EXERCISE:
Set the lines down again exactly, first line through the line that contains "-0.94, -0.67, -0.39]", with no pictures.

SUPPLIED MATERIAL:
**********
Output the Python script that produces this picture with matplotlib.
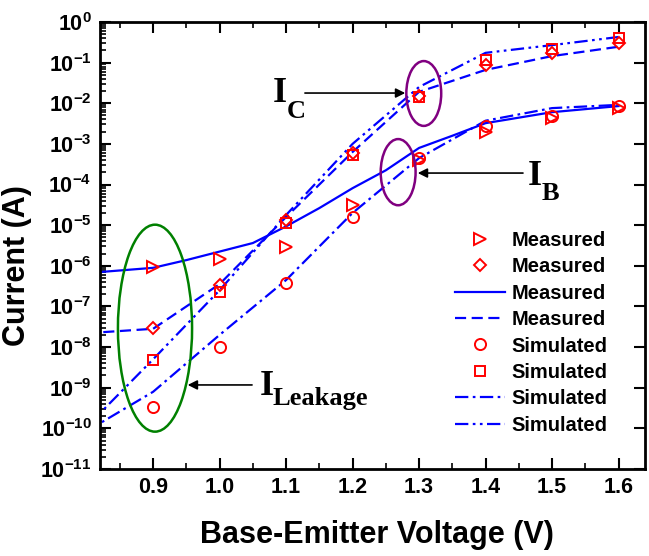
import numpy as np
import matplotlib
matplotlib.use('Agg')
import matplotlib.pyplot as plt
from matplotlib.patches import Ellipse
from matplotlib.ticker import LogLocator, FuncFormatter, NullFormatter, MultipleLocator

plt.rcParams['font.family'] = ['Liberation Sans', 'DejaVu Sans']
plt.rcParams['font.weight'] = 'bold'
plt.rcParams['mathtext.fontset'] = 'custom'
plt.rcParams['mathtext.rm'] = 'Liberation Sans:bold'
plt.rcParams['mathtext.bf'] = 'Liberation Sans:bold'
plt.rcParams['mathtext.it'] = 'Liberation Sans:bold'

# marker data (log10 of current in A)
vbe_pts = [0.9, 1.0, 1.1, 1.2, 1.3, 1.4, 1.5, 1.6]
ib_meas_log = [-6.03, -5.84, -5.54, -4.51, -3.40, -2.70, -2.36, -2.12]
ic_meas_log = [-7.54, -6.48, -4.88, -3.23, -1.82, -1.06, -0.76, -0.52]
ib_sim_log = [-9.48, -8.00, -6.43, -4.80, -3.35, -2.56, -2.31, -2.07]
ic_sim_log = [-8.33, -6.65, -4.95, -3.27, -1.85, -0.94, -0.67, -0.39]

# curves
vbe_solid = [0.80, 0.90, 0.95, 1.00, 1.05, 1.10, 1.15, 1.20, 1.25, 1.30, 1.35, 1.40, 1.50, 1.60]
ib_line_log = [-6.18, -6.05, -5.86, -5.65, -5.44, -5.03, -4.58, -4.09, -3.65, -3.10, -2.80, -2.49, -2.22, -2.07]
vbe_line = [0.8, 0.9, 1.0, 1.1, 1.2, 1.3, 1.4, 1.5, 1.6]
ic_meas_line_log = [-7.66, -7.55, -6.45, -4.80, -3.20, -1.72, -1.18, -0.84, -0.61]
ib_sim_line_log = [-10.07, -9.10, -7.70, -6.35, -4.70, -3.35, -2.43, -2.12, -2.04]
ic_sim_line_log = [-9.96, -8.30, -6.60, -4.75, -3.00, -1.60, -0.76, -0.57, -0.37]

fig = plt.figure(figsize=(6.49, 5.56), dpi=100)
ax = fig.add_axes([0.154, 0.1565, 0.840, 0.804])

red = '#ff0000'
blue = '#0000ff'
mk = dict(linestyle='none', mfc='none', mec=red, mew=1.4, zorder=5)

ax.plot(vbe_pts, 10 ** np.array(ib_meas_log), marker='>', ms=9, label='Measured', **mk)
ax.plot(vbe_pts, 10 ** np.array(ic_meas_log), marker='D', ms=6.5, label='Measured', **mk)
ax.plot(vbe_solid, 10 ** np.array(ib_line_log), color=blue, lw=1.6, label='Measured')
ax.plot(vbe_line, 10 ** np.array(ic_meas_line_log), color=blue, lw=1.6,
        linestyle=(0, (5, 2.5)), label='Measured')
ax.plot(vbe_pts, 10 ** np.array(ib_sim_log), marker='o', ms=8, label='Simulated', **mk)
ax.plot(vbe_pts, 10 ** np.array(ic_sim_log), marker='s', ms=7, label='Simulated', **mk)
ax.plot(vbe_line, 10 ** np.array(ib_sim_line_log), color=blue, lw=1.6,
        linestyle=(0, (6, 2, 1.2, 2)), label='Simulated')
ax.plot(vbe_line, 10 ** np.array(ic_sim_line_log), color=blue, lw=1.6,
        linestyle=(0, (6, 2, 1.2, 2, 1.2, 2)), label='Simulated')

ax.set_xlim(0.82, 1.64)
ax.set_yscale('log')
ax.set_ylim(1e-11, 1)
ax.set_xticks([0.9, 1.0, 1.1, 1.2, 1.3, 1.4, 1.5, 1.6])
ax.xaxis.set_minor_locator(MultipleLocator(0.05))
ax.yaxis.set_major_locator(LogLocator(base=10, numticks=20))
ax.yaxis.set_minor_locator(LogLocator(base=10, subs=np.arange(2, 10), numticks=20))
ax.yaxis.set_major_formatter(FuncFormatter(lambda v, p: r'$10^{%d}$' % round(np.log10(v))))
ax.yaxis.set_minor_formatter(NullFormatter())

ax.tick_params(which='both', direction='in', top=True, right=True, labelsize=15.5)
ax.tick_params(which='major', length=8, width=1.5, pad=6)
ax.tick_params(which='minor', length=4.5, width=1.2)
ax.tick_params(axis='y', which='minor', right=False)
for s in ax.spines.values():
    s.set_linewidth(2)

ax.set_xlabel('Base-Emitter Voltage (V)', fontsize=22, fontweight='bold')
ax.set_ylabel('Current (A)', fontsize=22, fontweight='bold')
ax.xaxis.set_label_coords(0.508, -0.115)
ax.yaxis.set_label_coords(-0.125, 0.456)

leg = ax.legend(loc='upper left', bbox_to_anchor=(0.651, 0.533), frameon=False,
                fontsize=14.5, handlelength=2.5, handletextpad=0.3,
                labelspacing=0.37, borderpad=0, borderaxespad=0)

# ellipses
ax.add_patch(Ellipse((0.101, 0.315), 0.136, 0.463, transform=ax.transAxes,
                     fill=False, ec='#008000', lw=1.8, zorder=6))
ax.add_patch(Ellipse((0.594, 0.840), 0.064, 0.145, transform=ax.transAxes,
                     fill=False, ec='#800080', lw=1.8, zorder=6))
ax.add_patch(Ellipse((0.547, 0.664), 0.064, 0.148, transform=ax.transAxes,
                     fill=False, ec='#800080', lw=1.8, zorder=6))

# arrows and labels
arr = dict(arrowstyle='-|>', color='black', lw=1.2, mutation_scale=14, shrinkA=0, shrinkB=0)
ax.annotate('', xy=(0.560, 0.841), xytext=(0.376, 0.841), xycoords='axes fraction', arrowprops=arr)
ax.annotate('', xy=(0.583, 0.662), xytext=(0.776, 0.662), xycoords='axes fraction', arrowprops=arr)
ax.annotate('', xy=(0.161, 0.188), xytext=(0.279, 0.188), xycoords='axes fraction', arrowprops=arr)

serif = dict(family='Liberation Serif', fontweight='bold', transform=ax.transAxes, va='baseline')
ax.text(0.317, 0.821, 'I', fontsize=26, **serif)
ax.text(0.343, 0.785, 'C', fontsize=19, **serif)
ax.text(0.785, 0.635, 'I', fontsize=26, **serif)
ax.text(0.811, 0.602, 'B', fontsize=19, **serif)
ax.text(0.294, 0.166, 'I', fontsize=26, **serif)
ax.text(0.317, 0.143, 'Leakage', fontsize=19, **serif)

fig.savefig('out.png', dpi=100)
**********
RESPONSE TO THIS EXERCISE:
Output the Python script that produces this picture with matplotlib.
import numpy as np
import matplotlib
matplotlib.use('Agg')
import matplotlib.pyplot as plt
from matplotlib.patches import Ellipse
from matplotlib.ticker import LogLocator, FuncFormatter, NullFormatter, MultipleLocator

plt.rcParams['font.family'] = ['Liberation Sans', 'DejaVu Sans']
plt.rcParams['font.weight'] = 'bold'
plt.rcParams['mathtext.fontset'] = 'custom'
plt.rcParams['mathtext.rm'] = 'Liberation Sans:bold'
plt.rcParams['mathtext.bf'] = 'Liberation Sans:bold'
plt.rcParams['mathtext.it'] = 'Liberation Sans:bold'

# marker data (log10 of current in A)
vbe_pts = [0.9, 1.0, 1.1, 1.2, 1.3, 1.4, 1.5, 1.6]
ib_meas_log = [-6.03, -5.84, -5.54, -4.51, -3.40, -2.70, -2.36, -2.12]
ic_meas_log = [-7.54, -6.48, -4.88, -3.23, -1.82, -1.06, -0.76, -0.52]
ib_sim_log = [-9.48, -8.00, -6.43, -4.80, -3.35, -2.56, -2.31, -2.07]
ic_sim_log = [-8.33, -6.65, -4.95, -3.27, -1.85, -0.94, -0.67, -0.39]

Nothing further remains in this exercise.